## Stated exercise
Everything from the line containing "What matplotlib code" down to the line containing "ms=5.5, mfc='white', label=labels[3])" is to be returned exactly; include both boundary lines and leave out all others.
----------
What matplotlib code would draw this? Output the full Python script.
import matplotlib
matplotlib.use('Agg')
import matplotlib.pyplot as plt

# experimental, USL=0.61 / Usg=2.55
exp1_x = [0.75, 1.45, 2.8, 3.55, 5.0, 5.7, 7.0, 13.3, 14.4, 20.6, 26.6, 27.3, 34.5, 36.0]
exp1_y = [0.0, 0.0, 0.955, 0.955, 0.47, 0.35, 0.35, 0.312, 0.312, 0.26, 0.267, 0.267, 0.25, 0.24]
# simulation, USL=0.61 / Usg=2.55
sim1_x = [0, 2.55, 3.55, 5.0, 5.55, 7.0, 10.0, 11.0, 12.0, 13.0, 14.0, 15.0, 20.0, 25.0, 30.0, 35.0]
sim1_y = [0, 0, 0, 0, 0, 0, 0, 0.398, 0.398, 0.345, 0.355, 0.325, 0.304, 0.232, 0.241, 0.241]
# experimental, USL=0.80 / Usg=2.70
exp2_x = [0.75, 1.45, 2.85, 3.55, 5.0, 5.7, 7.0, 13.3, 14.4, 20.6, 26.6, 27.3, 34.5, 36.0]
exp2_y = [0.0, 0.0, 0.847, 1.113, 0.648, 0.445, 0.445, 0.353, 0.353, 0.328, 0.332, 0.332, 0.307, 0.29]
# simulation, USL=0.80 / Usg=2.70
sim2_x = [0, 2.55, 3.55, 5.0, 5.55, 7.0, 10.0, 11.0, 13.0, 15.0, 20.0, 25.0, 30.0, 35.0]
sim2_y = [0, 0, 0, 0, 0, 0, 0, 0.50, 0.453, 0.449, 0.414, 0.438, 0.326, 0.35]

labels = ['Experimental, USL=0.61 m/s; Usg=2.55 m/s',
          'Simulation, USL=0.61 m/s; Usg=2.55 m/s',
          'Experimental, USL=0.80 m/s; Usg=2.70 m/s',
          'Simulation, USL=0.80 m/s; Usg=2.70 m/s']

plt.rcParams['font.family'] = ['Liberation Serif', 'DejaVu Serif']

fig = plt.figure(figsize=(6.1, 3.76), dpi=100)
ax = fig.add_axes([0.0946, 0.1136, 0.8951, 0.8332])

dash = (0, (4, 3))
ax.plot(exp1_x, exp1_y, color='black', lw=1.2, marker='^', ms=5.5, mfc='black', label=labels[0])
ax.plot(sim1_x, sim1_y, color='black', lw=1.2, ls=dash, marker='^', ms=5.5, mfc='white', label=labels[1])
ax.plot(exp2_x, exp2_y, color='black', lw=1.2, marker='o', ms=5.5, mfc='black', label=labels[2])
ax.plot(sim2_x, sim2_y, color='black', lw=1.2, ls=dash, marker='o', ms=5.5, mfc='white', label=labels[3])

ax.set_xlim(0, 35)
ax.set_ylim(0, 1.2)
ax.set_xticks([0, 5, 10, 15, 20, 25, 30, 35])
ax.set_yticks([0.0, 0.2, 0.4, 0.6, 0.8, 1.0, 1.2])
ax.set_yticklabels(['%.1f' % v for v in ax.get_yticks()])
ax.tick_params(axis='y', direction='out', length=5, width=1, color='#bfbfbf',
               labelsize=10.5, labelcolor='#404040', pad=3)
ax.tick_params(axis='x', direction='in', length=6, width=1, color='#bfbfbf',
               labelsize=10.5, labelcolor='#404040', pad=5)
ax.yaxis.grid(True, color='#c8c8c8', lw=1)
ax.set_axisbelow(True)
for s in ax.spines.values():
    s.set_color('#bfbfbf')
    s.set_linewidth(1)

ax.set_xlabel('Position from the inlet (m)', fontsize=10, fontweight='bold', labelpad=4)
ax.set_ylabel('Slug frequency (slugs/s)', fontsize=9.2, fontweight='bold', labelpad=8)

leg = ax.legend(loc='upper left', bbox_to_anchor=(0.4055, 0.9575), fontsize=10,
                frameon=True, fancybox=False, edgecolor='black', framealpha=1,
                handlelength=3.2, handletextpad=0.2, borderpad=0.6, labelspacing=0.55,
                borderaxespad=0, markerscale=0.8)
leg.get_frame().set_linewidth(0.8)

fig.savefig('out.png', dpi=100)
----------
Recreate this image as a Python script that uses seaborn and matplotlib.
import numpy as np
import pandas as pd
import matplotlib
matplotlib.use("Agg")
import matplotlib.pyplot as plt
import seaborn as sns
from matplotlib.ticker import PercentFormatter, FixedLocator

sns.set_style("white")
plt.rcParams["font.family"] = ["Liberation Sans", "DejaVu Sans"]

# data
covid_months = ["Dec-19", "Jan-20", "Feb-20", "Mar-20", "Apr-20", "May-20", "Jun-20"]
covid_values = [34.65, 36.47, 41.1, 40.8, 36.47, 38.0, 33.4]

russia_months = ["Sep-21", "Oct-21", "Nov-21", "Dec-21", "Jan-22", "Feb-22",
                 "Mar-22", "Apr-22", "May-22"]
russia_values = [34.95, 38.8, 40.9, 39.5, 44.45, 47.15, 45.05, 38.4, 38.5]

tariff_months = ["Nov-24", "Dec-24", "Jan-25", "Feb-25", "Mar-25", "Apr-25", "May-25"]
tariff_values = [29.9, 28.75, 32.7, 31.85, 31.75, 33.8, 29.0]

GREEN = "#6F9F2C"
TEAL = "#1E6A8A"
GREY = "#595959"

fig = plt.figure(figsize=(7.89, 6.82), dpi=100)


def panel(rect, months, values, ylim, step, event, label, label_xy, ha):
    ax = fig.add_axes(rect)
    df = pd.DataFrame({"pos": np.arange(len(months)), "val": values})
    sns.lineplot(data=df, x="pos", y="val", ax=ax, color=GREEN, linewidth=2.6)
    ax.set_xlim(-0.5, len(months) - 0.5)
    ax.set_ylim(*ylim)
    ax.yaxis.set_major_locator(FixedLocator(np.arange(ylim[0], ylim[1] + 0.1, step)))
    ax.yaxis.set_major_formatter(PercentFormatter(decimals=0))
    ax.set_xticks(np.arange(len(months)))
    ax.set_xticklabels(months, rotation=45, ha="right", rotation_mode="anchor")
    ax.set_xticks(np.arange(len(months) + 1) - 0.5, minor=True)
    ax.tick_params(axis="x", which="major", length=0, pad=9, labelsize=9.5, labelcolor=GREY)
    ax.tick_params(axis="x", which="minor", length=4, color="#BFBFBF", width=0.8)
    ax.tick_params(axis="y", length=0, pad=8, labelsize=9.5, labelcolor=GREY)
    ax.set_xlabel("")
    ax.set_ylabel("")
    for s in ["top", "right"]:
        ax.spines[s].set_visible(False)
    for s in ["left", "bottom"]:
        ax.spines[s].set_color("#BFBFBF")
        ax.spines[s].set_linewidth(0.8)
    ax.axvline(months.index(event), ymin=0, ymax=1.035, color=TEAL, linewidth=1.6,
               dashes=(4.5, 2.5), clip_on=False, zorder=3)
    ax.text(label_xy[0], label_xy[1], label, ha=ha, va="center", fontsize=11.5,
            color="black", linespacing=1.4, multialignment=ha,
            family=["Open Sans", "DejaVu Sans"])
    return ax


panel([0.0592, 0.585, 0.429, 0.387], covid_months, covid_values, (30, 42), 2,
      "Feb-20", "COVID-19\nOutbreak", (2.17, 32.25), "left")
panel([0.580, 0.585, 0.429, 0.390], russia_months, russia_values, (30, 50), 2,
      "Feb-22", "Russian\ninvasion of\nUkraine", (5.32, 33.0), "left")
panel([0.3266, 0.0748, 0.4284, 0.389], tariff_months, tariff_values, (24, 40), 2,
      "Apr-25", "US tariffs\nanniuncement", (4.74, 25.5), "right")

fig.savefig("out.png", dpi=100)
----------
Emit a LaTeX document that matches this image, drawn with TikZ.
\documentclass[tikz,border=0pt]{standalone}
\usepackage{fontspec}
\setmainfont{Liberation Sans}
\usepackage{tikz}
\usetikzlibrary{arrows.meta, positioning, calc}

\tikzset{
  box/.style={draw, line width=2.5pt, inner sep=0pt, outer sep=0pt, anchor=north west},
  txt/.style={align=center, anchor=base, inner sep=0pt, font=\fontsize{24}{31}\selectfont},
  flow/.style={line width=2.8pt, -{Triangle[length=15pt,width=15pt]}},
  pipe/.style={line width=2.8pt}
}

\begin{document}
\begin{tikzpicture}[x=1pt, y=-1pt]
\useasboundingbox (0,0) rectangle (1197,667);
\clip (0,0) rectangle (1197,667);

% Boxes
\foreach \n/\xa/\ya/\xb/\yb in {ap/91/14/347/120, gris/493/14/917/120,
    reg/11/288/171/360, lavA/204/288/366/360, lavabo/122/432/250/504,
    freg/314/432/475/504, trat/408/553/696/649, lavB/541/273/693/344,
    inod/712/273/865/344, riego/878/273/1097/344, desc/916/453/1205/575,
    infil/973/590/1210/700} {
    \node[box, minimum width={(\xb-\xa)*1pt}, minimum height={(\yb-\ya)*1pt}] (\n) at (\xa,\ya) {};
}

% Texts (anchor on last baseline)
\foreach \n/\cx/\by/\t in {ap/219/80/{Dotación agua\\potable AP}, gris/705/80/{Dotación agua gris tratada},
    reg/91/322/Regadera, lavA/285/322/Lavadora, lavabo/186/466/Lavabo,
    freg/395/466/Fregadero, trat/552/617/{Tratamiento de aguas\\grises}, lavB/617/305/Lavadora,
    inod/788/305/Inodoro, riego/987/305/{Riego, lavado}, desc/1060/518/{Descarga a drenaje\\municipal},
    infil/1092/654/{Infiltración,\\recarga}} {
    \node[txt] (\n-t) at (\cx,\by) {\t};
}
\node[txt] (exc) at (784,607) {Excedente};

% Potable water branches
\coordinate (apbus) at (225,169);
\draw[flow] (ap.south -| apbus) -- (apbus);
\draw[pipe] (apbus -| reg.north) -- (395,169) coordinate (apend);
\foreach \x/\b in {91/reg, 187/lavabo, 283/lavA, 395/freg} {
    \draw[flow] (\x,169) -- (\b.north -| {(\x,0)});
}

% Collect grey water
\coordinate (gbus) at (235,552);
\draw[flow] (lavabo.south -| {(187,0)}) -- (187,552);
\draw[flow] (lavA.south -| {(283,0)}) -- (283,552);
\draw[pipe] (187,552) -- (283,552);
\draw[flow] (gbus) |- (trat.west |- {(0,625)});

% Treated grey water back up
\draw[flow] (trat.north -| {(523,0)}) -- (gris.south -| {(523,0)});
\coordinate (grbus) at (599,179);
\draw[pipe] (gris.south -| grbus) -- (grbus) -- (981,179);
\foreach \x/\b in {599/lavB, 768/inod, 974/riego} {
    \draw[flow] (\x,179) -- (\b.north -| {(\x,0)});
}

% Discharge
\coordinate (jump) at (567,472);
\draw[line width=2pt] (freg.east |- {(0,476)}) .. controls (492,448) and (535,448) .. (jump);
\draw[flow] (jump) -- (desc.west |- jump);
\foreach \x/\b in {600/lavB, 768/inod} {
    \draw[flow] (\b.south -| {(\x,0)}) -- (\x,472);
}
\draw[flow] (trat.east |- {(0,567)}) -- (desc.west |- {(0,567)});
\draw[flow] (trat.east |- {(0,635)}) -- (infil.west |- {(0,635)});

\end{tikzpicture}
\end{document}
----------
## Final result
What matplotlib code would draw this? Output the full Python script.
import matplotlib
matplotlib.use('Agg')
import matplotlib.pyplot as plt

# experimental, USL=0.61 / Usg=2.55
exp1_x = [0.75, 1.45, 2.8, 3.55, 5.0, 5.7, 7.0, 13.3, 14.4, 20.6, 26.6, 27.3, 34.5, 36.0]
exp1_y = [0.0, 0.0, 0.955, 0.955, 0.47, 0.35, 0.35, 0.312, 0.312, 0.26, 0.267, 0.267, 0.25, 0.24]
# simulation, USL=0.61 / Usg=2.55
sim1_x = [0, 2.55, 3.55, 5.0, 5.55, 7.0, 10.0, 11.0, 12.0, 13.0, 14.0, 15.0, 20.0, 25.0, 30.0, 35.0]
sim1_y = [0, 0, 0, 0, 0, 0, 0, 0.398, 0.398, 0.345, 0.355, 0.325, 0.304, 0.232, 0.241, 0.241]
# experimental, USL=0.80 / Usg=2.70
exp2_x = [0.75, 1.45, 2.85, 3.55, 5.0, 5.7, 7.0, 13.3, 14.4, 20.6, 26.6, 27.3, 34.5, 36.0]
exp2_y = [0.0, 0.0, 0.847, 1.113, 0.648, 0.445, 0.445, 0.353, 0.353, 0.328, 0.332, 0.332, 0.307, 0.29]
# simulation, USL=0.80 / Usg=2.70
sim2_x = [0, 2.55, 3.55, 5.0, 5.55, 7.0, 10.0, 11.0, 13.0, 15.0, 20.0, 25.0, 30.0, 35.0]
sim2_y = [0, 0, 0, 0, 0, 0, 0, 0.50, 0.453, 0.449, 0.414, 0.438, 0.326, 0.35]

labels = ['Experimental, USL=0.61 m/s; Usg=2.55 m/s',
          'Simulation, USL=0.61 m/s; Usg=2.55 m/s',
          'Experimental, USL=0.80 m/s; Usg=2.70 m/s',
          'Simulation, USL=0.80 m/s; Usg=2.70 m/s']

plt.rcParams['font.family'] = ['Liberation Serif', 'DejaVu Serif']

fig = plt.figure(figsize=(6.1, 3.76), dpi=100)
ax = fig.add_axes([0.0946, 0.1136, 0.8951, 0.8332])

dash = (0, (4, 3))
ax.plot(exp1_x, exp1_y, color='black', lw=1.2, marker='^', ms=5.5, mfc='black', label=labels[0])
ax.plot(sim1_x, sim1_y, color='black', lw=1.2, ls=dash, marker='^', ms=5.5, mfc='white', label=labels[1])
ax.plot(exp2_x, exp2_y, color='black', lw=1.2, marker='o', ms=5.5, mfc='black', label=labels[2])
ax.plot(sim2_x, sim2_y, color='black', lw=1.2, ls=dash, marker='o', ms=5.5, mfc='white', label=labels[3])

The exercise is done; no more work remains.